[Source code of charts]
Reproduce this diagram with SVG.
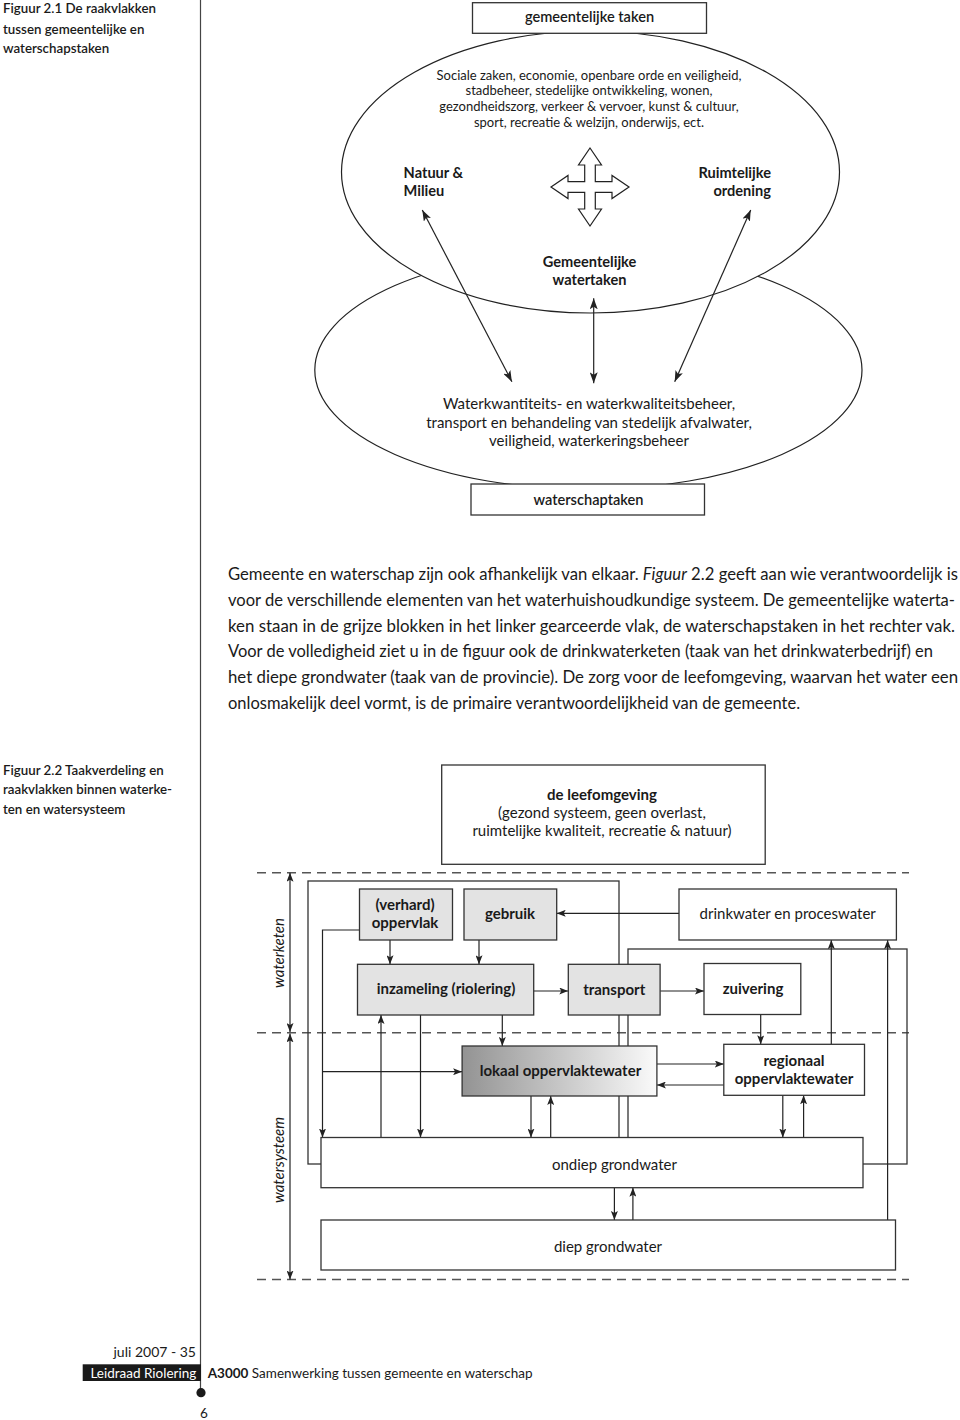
<svg xmlns="http://www.w3.org/2000/svg" width="960" height="1420" viewBox="0 0 960 1420">
<style>
.t{font-family:Lato,"Liberation Sans",sans-serif;fill:#1a1a1a}
.b{font-weight:700}
.sb{font-weight:600}
.i{font-style:italic}
.m{text-anchor:middle}
.e{text-anchor:end}
.box{fill:#fff;stroke:#333;stroke-width:1.3}
.gray{fill:#e3e3e3;stroke:#333;stroke-width:1.3}
.frame{fill:none;stroke:#333;stroke-width:1.3}
.ln{fill:none;stroke:#222;stroke-width:1.2}
.dash{stroke:#555;stroke-width:1.4;stroke-dasharray:9 6;fill:none}
.a1{marker-end:url(#ah1)}
.a2{marker-start:url(#ah1);marker-end:url(#ah1)}
.b1{marker-end:url(#ah2)}
.b2{marker-start:url(#ah2);marker-end:url(#ah2)}
</style>
<defs>
<marker id="ah1" viewBox="0 0 11 8" refX="11" refY="4" markerWidth="11" markerHeight="8" markerUnits="userSpaceOnUse" orient="auto-start-reverse"><path d="M0,0 L11,4 L0,8 L2.5,4 z" fill="#222"/></marker>
<marker id="ah2" viewBox="0 0 9 7" refX="9" refY="3.5" markerWidth="9" markerHeight="7" markerUnits="userSpaceOnUse" orient="auto-start-reverse"><path d="M0,0 L9,3.5 L0,7 L2,3.5 z" fill="#222"/></marker>
<linearGradient id="grad" x1="0" y1="0" x2="1" y2="0"><stop offset="0" stop-color="#939393"/><stop offset="1" stop-color="#fafafa"/></linearGradient>
</defs>

<rect width="960" height="1420" fill="#fff"/>

<!-- page rule -->
<g id="page-rule">
<line x1="200.5" y1="0" x2="200.5" y2="1392" stroke="#444" stroke-width="1.2"/>
<circle cx="201" cy="1392.7" r="4.6" fill="#1a1a1a"/>
</g>

<!-- captions -->
<g id="caption-2-1" class="t sb" font-size="13.3">
<text x="3" y="13">Figuur 2.1 De raakvlakken</text>
<text x="3" y="33.7">tussen gemeentelijke en</text>
<text x="3" y="53">waterschapstaken</text>
</g>
<g id="caption-2-2" class="t sb" font-size="13.3">
<text x="3" y="775.4">Figuur 2.2 Taakverdeling en</text>
<text x="3" y="794">raakvlakken binnen waterke-</text>
<text x="3" y="813.7">ten en watersysteem</text>
</g>

<!-- Figure 2.1 -->
<g id="waterschap-ellipse">
<ellipse cx="588.4" cy="370" rx="273.6" ry="119.4" fill="#fff" stroke="#222" stroke-width="1.2"/>
<text class="t m" font-size="15" x="589" y="408.5">Waterkwantiteits- en waterkwaliteitsbeheer,</text>
<text class="t m" font-size="15" x="589" y="427.5">transport en behandeling van stedelijk afvalwater,</text>
<text class="t m" font-size="15" x="589" y="446">veiligheid, waterkeringsbeheer</text>
</g>
<g id="gemeente-ellipse">
<ellipse cx="590.5" cy="172" rx="249" ry="141" fill="#fff" stroke="#222" stroke-width="1.2"/>
<text class="t m" font-size="13" x="589" y="79.5">Sociale zaken, economie, openbare orde en veiligheid,</text>
<text class="t m" font-size="13" x="589" y="95.3">stadbeheer, stedelijke ontwikkeling, wonen,</text>
<text class="t m" font-size="13" x="589" y="111.2">gezondheidszorg, verkeer &amp; vervoer, kunst &amp; cultuur,</text>
<text class="t m" font-size="13" x="589" y="127">sport, recreatie &amp; welzijn, onderwijs, ect.</text>
</g>
<g id="gemeentelijke-taken">
<rect class="box" x="472.5" y="2.7" width="234" height="30.6"/>
<text class="t m sb" font-size="14.6" x="589.5" y="21.7">gemeentelijke taken</text>
</g>
<g id="waterschaptaken">
<rect class="box" x="471" y="484" width="233.5" height="31"/>
<text class="t m sb" font-size="14.6" x="588.5" y="504.5">waterschaptaken</text>
</g>
<g id="natuur-milieu">
<text class="t b" font-size="14.6" x="403.6" y="177.5">Natuur &amp;</text>
<text class="t b" font-size="14.6" x="403.6" y="196">Milieu</text>
</g>
<g id="ruimtelijke-ordening">
<text class="t b e" font-size="14.6" x="771" y="177.5">Ruimtelijke</text>
<text class="t b e" font-size="14.6" x="771" y="196">ordening</text>
</g>
<g id="gemeentelijke-watertaken">
<text class="t b m" font-size="14.6" x="589.5" y="267">Gemeentelijke</text>
<text class="t b m" font-size="14.6" x="589.5" y="284.6">watertaken</text>
</g>
<g id="cross-arrow">
<path d="M590,148 L601.5,165 L595.3,165 L595.3,181.7 L612,181.7 L612,175.5 L629,187 L612,198.5 L612,192.3 L595.3,192.3 L595.3,209 L601.5,209 L590,226 L578.5,209 L584.7,209 L584.7,192.3 L568,192.3 L568,198.5 L551,187 L568,175.5 L568,181.7 L584.7,181.7 L584.7,165 L578.5,165 Z" fill="#fff" stroke="#222" stroke-width="1.2" stroke-linejoin="miter"/>
</g>
<g id="connectors-fig1" class="ln">
<line class="a2" x1="422.3" y1="210" x2="511.9" y2="381.7"/>
<line class="a2" x1="750.7" y1="210" x2="674.7" y2="381.7"/>
<line class="a2" x1="593.7" y1="298.3" x2="593.7" y2="383.3"/>
</g>

<!-- paragraph -->
<g id="paragraph" class="t" font-size="16.5">
<text x="228" y="580" textLength="730" lengthAdjust="spacingAndGlyphs">Gemeente en waterschap zijn ook afhankelijk van elkaar. <tspan class="i">Figuur</tspan> 2.2 geeft aan wie verantwoordelijk is</text>
<text x="228" y="605.8" textLength="727" lengthAdjust="spacingAndGlyphs">voor de verschillende elementen van het waterhuishoudkundige systeem. De gemeentelijke waterta-</text>
<text x="228" y="631.6" textLength="727" lengthAdjust="spacingAndGlyphs">ken staan in de grijze blokken in het linker gearceerde vlak, de waterschapstaken in het rechter vak.</text>
<text x="228" y="657.4" textLength="705" lengthAdjust="spacingAndGlyphs">Voor de volledigheid ziet u in de figuur ook de drinkwaterketen (taak van het drinkwaterbedrijf) en</text>
<text x="228" y="683.2" textLength="730" lengthAdjust="spacingAndGlyphs">het diepe grondwater (taak van de provincie). De zorg voor de leefomgeving, waarvan het water een</text>
<text x="228" y="709">onlosmakelijk deel vormt, is de primaire verantwoordelijkheid van de gemeente.</text>
</g>

<!-- Figure 2.2 -->
<g id="leefomgeving">
<rect class="box" x="441.7" y="765" width="323.5" height="99.3"/>
<text class="t b m" font-size="15" x="602" y="799.5">de leefomgeving</text>
<text class="t m" font-size="15" x="602" y="818">(gezond systeem, geen overlast,</text>
<text class="t m" font-size="15" x="602" y="836.3">ruimtelijke kwaliteit, recreatie &amp; natuur)</text>
</g>

<g id="zones">
<line class="dash" x1="257" y1="872.7" x2="909" y2="872.7"/>
<line class="dash" x1="257" y1="1032.7" x2="909" y2="1032.7"/>
<line class="dash" x1="257" y1="1279.5" x2="909" y2="1279.5"/>
<text class="t i m" font-size="15" transform="translate(283.7,953) rotate(-90)">waterketen</text>
<text class="t i m" font-size="15" transform="translate(283.7,1160) rotate(-90)">watersysteem</text>
</g>

<g id="frames">
<rect class="frame" x="308" y="881" width="311" height="283"/>
<rect class="frame" x="628" y="949" width="279" height="215"/>
</g>

<g id="connectors" class="ln">
<path class="b2" d="M290,872.7 V1032"/>
<path class="b2" d="M290,1033.4 V1279.5"/>
<path class="b1" d="M679,913.3 H556.7"/>
<path class="b1" d="M359.5,930 H322.5 V1137.5"/>
<path class="b1" d="M322.5,1071.7 H462.1"/>
<path class="b1" d="M390,940 V964.3"/>
<path class="b1" d="M479,940 V964.3"/>
<path class="b1" d="M533.7,991 H568.3"/>
<path class="b1" d="M660.1,991 H704"/>
<path class="b1" d="M502.3,1015 V1046"/>
<path class="b1" d="M760.7,1014.5 V1044.3"/>
<path class="b1" d="M656.9,1064 H723.8"/>
<path class="b1" d="M723.8,1085 H656.9"/>
<path class="b1" d="M381,1137.5 V1015"/>
<path class="b1" d="M420.5,1015 V1137.5"/>
<path class="b1" d="M531,1096 V1137.5"/>
<path class="b1" d="M550.7,1137.5 V1096"/>
<path class="b1" d="M782.8,1095.3 V1137.5"/>
<path class="b1" d="M803.6,1137.5 V1095.3"/>
<path class="b1" d="M831.3,1044.3 V940"/>
<path class="b1" d="M887.6,1220 V940"/>
<path class="b1" d="M614.4,1187.7 V1220"/>
<path class="b1" d="M632.9,1220 V1187.7"/>
</g>

<g id="oppervlak">
<rect class="gray" x="359.5" y="889" width="93" height="51"/>
<text class="t b m" font-size="15" x="405" y="909.5">(verhard)</text>
<text class="t b m" font-size="15" x="405" y="927.5">oppervlak</text>
</g>
<g id="gebruik">
<rect class="gray" x="464" y="889" width="92.7" height="51"/>
<text class="t b m" font-size="15" x="510" y="918.5">gebruik</text>
</g>
<g id="drinkwater">
<rect class="box" x="679" y="889" width="217.4" height="51"/>
<text class="t m" font-size="15" x="787.7" y="919">drinkwater en proceswater</text>
</g>
<g id="inzameling">
<rect class="gray" x="357.5" y="964.3" width="176.2" height="50.7"/>
<text class="t b m" font-size="15" x="446" y="994">inzameling (riolering)</text>
</g>
<g id="transport">
<rect class="gray" x="568.3" y="964.3" width="91.8" height="50.7"/>
<text class="t b m" font-size="15" x="614.2" y="994.5">transport</text>
</g>
<g id="zuivering">
<rect class="box" x="704" y="963.5" width="96.8" height="51"/>
<text class="t b m" font-size="15" x="753" y="993.5">zuivering</text>
</g>
<g id="lokaal">
<rect x="462.1" y="1046" width="194.8" height="50" fill="url(#grad)" stroke="#333" stroke-width="1.3"/>
<text class="t b m" font-size="15" x="560.5" y="1076.2">lokaal oppervlaktewater</text>
</g>
<g id="regionaal">
<rect class="box" x="723.8" y="1044.3" width="140.7" height="51"/>
<text class="t b m" font-size="15" x="794" y="1066">regionaal</text>
<text class="t b m" font-size="15" x="794" y="1083.5">oppervlaktewater</text>
</g>
<g id="ondiep">
<rect class="box" x="321" y="1137.5" width="542" height="50.2"/>
<text class="t m" font-size="15" x="614.4" y="1169.5">ondiep grondwater</text>
</g>
<g id="diep">
<rect class="box" x="321" y="1220" width="574.5" height="50"/>
<text class="t m" font-size="15" x="608" y="1252">diep grondwater</text>
</g>

<!-- footer -->
<g id="footer">
<text class="t e" font-size="14" x="196" y="1357">juli 2007 - 35</text>
<rect x="82.7" y="1364.3" width="118.3" height="16.7" fill="#1a1a1a"/>
<text font-family="Lato,'Liberation Sans',sans-serif" font-size="13.5" fill="#fff" x="90.4" y="1378">Leidraad Riolering</text>
<text class="t" font-size="13.5" x="207.7" y="1378"><tspan class="b">A3000</tspan> Samenwerking tussen gemeente en waterschap</text>
<text class="t m" font-size="13.5" x="203.8" y="1418">6</text>
</g>
</svg>
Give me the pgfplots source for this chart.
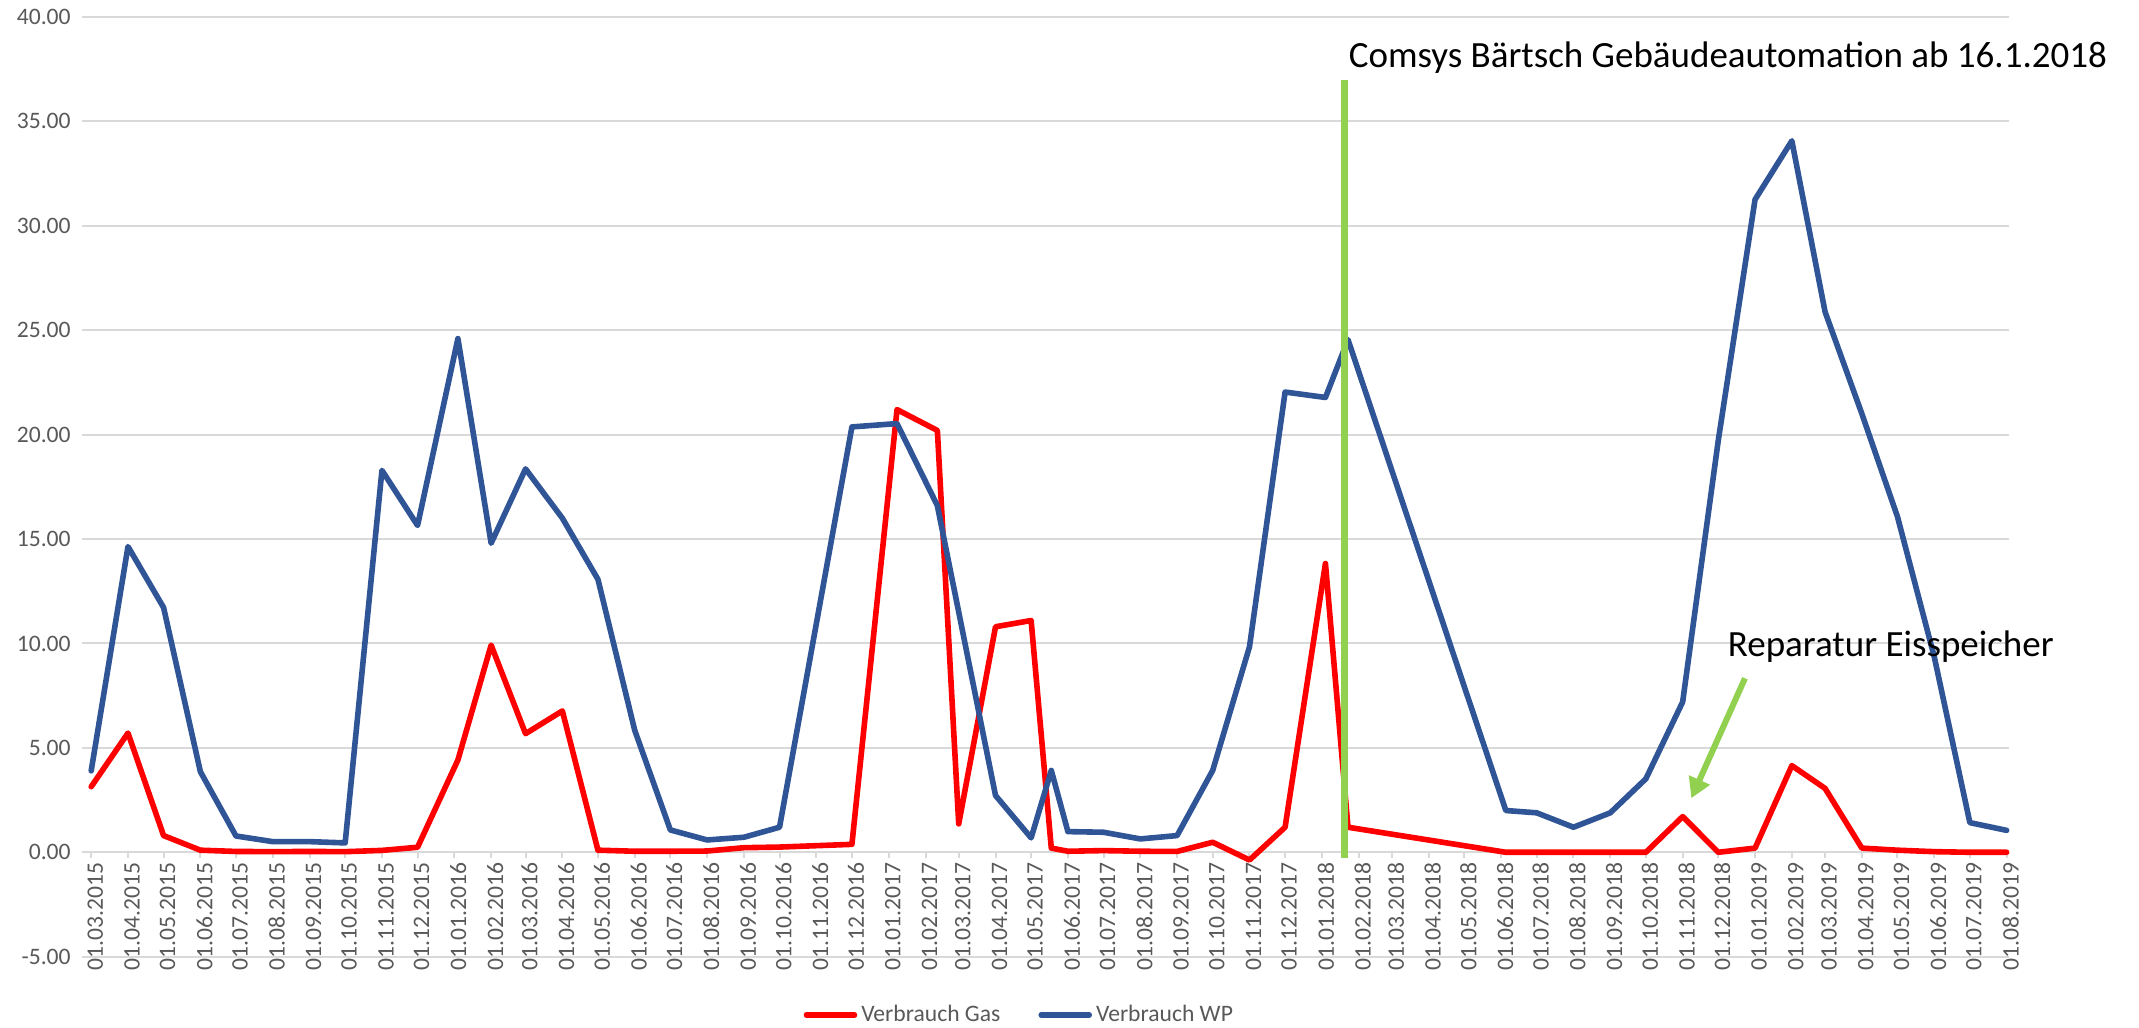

# [INSTRUCTIONS FOR THE TASK]
Give only the number of lines above that hold the string "this".

# [REPLY]
2